What is being asked:
Below is a listing. Gather each line of it that contains "this".

Records to use:
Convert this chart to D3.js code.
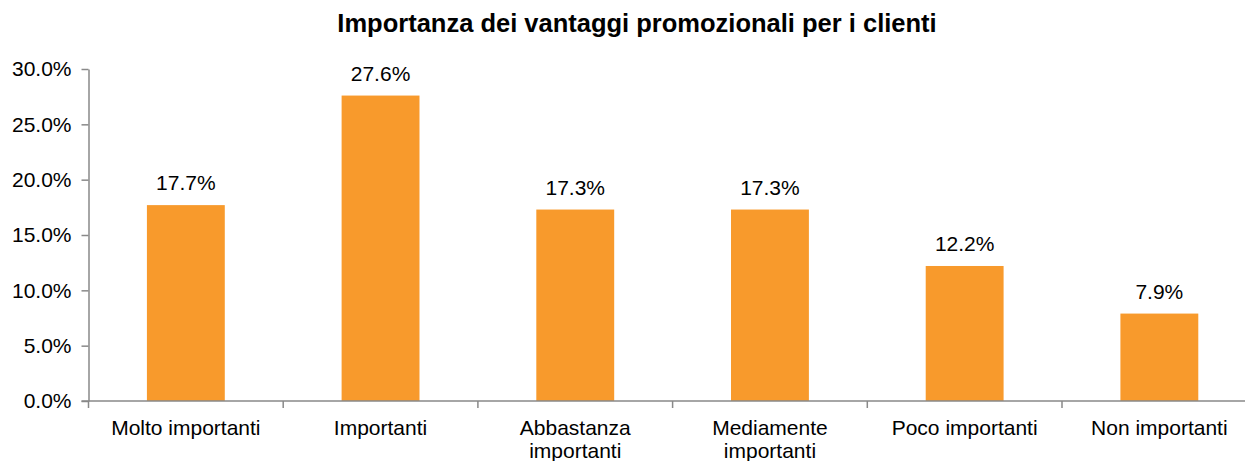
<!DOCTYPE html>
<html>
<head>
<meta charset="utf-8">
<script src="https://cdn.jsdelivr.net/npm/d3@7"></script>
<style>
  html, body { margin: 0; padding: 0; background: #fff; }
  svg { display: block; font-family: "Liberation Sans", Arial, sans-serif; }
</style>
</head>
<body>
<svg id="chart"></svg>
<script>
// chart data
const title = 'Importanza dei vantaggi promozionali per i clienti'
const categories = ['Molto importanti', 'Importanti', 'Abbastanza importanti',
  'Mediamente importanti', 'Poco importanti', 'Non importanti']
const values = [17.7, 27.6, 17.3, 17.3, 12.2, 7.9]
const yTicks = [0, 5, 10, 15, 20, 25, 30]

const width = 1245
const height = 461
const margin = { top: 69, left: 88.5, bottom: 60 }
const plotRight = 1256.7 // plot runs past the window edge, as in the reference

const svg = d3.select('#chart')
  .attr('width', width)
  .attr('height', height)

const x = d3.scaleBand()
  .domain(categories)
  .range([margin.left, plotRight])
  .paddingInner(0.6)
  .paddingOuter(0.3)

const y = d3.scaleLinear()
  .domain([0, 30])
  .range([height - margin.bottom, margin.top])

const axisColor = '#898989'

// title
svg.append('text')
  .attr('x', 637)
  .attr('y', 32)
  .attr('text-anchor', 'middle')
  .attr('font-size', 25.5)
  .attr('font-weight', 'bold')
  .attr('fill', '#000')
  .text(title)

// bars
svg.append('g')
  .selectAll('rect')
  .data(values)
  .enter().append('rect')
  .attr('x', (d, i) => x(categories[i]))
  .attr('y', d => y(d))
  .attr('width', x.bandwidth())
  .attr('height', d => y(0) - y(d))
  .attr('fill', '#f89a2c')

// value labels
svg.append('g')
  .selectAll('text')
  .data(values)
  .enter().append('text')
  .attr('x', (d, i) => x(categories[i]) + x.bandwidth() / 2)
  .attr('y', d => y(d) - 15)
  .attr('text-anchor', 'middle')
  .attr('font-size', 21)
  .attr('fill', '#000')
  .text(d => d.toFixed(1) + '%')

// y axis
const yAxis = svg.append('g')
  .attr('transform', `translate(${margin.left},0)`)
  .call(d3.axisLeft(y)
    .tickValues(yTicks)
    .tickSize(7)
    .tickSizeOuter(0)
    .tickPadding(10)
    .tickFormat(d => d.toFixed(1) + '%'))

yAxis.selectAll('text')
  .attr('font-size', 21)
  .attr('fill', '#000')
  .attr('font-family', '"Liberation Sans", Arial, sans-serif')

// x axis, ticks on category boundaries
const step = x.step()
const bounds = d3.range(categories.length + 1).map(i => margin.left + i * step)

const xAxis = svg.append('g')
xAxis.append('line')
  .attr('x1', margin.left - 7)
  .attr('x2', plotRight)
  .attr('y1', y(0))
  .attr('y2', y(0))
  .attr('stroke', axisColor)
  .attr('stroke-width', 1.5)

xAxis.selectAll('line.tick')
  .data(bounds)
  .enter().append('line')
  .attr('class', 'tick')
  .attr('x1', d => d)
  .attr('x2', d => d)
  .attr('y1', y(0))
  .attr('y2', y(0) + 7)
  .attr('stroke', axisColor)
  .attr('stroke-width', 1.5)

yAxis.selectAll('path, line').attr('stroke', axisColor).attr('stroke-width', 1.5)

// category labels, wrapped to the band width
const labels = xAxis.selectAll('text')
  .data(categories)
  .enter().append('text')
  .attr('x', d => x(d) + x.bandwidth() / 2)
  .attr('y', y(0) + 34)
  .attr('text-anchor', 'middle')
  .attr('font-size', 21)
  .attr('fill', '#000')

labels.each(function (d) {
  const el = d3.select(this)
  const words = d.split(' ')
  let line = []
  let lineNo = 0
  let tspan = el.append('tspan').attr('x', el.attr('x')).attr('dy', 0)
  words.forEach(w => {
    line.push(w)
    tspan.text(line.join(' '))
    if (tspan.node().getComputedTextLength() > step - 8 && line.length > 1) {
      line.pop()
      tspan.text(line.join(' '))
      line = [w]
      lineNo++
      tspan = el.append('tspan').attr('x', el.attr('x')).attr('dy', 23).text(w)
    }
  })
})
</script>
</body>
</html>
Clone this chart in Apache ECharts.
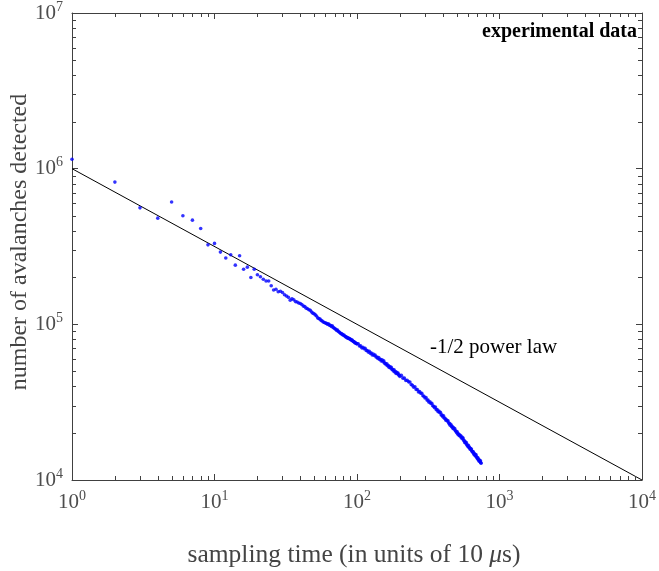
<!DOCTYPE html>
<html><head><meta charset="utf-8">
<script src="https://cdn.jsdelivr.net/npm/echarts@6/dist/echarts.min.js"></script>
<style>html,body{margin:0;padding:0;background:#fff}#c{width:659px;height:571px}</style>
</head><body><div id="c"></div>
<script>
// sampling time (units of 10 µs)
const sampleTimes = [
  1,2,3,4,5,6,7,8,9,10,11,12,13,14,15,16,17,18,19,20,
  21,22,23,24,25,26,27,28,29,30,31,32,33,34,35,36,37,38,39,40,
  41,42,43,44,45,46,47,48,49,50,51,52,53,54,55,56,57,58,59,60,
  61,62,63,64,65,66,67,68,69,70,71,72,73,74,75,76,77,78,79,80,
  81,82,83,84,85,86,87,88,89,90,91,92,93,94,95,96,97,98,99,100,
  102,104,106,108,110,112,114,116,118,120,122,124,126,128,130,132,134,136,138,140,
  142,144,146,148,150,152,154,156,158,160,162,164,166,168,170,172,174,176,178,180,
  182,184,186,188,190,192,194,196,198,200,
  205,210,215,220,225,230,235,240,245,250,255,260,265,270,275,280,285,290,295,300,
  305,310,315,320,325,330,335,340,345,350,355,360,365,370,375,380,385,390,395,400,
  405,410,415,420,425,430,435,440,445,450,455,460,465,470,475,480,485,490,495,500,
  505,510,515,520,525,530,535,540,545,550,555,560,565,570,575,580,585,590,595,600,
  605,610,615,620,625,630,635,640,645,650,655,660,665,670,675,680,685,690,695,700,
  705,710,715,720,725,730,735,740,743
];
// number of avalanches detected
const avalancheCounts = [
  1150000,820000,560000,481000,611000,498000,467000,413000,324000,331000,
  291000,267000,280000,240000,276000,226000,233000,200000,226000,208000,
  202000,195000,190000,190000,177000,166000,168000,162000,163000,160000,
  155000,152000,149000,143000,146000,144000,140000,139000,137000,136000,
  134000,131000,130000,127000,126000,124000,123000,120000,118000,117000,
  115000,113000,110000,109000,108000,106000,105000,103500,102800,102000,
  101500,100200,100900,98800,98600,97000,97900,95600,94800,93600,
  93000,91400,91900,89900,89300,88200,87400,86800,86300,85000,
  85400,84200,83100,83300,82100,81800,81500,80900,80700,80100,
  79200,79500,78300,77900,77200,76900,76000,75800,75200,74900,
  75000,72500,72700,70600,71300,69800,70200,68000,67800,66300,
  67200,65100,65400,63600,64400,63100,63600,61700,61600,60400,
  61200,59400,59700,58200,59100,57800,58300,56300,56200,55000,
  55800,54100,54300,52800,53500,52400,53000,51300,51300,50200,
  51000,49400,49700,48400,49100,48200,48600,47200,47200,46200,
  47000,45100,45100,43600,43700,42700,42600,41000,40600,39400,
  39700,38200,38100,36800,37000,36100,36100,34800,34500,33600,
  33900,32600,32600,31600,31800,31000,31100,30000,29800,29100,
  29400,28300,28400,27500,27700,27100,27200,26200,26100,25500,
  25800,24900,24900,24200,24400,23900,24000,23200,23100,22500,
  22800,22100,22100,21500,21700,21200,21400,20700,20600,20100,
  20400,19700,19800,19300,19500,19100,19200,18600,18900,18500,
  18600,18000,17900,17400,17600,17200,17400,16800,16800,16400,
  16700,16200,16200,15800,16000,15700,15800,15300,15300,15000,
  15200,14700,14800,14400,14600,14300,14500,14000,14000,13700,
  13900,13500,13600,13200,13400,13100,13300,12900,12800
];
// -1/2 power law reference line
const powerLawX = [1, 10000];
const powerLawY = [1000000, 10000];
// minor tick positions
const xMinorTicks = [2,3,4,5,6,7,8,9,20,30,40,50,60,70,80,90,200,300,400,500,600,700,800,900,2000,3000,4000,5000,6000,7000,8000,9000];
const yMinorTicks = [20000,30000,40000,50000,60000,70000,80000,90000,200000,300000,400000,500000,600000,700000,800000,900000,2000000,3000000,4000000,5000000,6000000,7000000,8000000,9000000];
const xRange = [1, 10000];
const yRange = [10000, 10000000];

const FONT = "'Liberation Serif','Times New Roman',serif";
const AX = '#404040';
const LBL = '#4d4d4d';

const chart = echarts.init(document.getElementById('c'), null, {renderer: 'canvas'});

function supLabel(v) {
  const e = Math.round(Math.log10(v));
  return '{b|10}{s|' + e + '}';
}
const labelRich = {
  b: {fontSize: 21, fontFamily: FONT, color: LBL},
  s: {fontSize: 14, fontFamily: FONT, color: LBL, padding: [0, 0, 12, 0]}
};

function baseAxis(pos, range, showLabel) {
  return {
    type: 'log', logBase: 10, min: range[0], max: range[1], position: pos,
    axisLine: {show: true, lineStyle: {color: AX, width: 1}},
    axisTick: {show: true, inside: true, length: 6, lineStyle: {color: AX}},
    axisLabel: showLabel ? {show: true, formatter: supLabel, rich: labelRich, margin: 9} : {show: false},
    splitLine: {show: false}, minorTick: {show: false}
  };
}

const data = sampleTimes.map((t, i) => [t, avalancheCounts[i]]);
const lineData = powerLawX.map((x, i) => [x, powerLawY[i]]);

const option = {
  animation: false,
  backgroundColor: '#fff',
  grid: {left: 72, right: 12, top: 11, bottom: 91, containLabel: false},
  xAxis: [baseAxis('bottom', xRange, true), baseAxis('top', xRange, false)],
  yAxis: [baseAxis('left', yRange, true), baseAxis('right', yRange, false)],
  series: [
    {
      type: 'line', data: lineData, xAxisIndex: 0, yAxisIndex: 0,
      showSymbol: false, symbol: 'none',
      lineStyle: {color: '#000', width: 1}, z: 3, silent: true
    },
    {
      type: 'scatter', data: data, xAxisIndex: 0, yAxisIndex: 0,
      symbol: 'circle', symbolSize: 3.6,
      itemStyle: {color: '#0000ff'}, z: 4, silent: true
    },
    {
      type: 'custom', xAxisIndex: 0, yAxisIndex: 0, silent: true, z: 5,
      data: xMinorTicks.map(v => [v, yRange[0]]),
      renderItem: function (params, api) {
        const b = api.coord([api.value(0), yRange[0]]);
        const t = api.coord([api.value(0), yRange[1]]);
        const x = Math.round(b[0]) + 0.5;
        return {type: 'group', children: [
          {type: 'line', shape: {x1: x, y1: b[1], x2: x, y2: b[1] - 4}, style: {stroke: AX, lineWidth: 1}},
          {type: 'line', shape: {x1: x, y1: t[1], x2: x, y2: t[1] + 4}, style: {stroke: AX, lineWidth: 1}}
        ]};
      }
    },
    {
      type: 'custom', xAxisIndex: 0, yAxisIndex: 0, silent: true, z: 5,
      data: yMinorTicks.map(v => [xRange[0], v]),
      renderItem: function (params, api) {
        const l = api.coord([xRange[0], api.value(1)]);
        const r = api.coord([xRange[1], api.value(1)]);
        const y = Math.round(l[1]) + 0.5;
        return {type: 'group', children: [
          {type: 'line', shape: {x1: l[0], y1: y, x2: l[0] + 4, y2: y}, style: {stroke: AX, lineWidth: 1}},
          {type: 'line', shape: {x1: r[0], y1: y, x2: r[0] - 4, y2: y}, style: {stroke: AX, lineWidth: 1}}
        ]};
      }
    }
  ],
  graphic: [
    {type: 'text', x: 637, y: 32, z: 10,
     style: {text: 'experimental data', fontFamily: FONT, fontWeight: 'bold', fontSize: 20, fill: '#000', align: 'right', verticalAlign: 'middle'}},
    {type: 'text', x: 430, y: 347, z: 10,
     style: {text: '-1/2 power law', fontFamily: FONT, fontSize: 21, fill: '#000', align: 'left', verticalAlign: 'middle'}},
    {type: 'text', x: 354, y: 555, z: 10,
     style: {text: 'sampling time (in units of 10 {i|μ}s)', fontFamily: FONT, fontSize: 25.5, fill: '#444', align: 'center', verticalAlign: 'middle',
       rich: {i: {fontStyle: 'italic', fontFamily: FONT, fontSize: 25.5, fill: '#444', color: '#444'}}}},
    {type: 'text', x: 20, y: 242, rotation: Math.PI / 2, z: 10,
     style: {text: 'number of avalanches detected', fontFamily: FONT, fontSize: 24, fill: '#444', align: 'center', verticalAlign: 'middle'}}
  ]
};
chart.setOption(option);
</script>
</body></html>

Written solution:
Convert this chart to D3.js code.
  const el = d3.select(this)
Clone this chart in Apache ECharts.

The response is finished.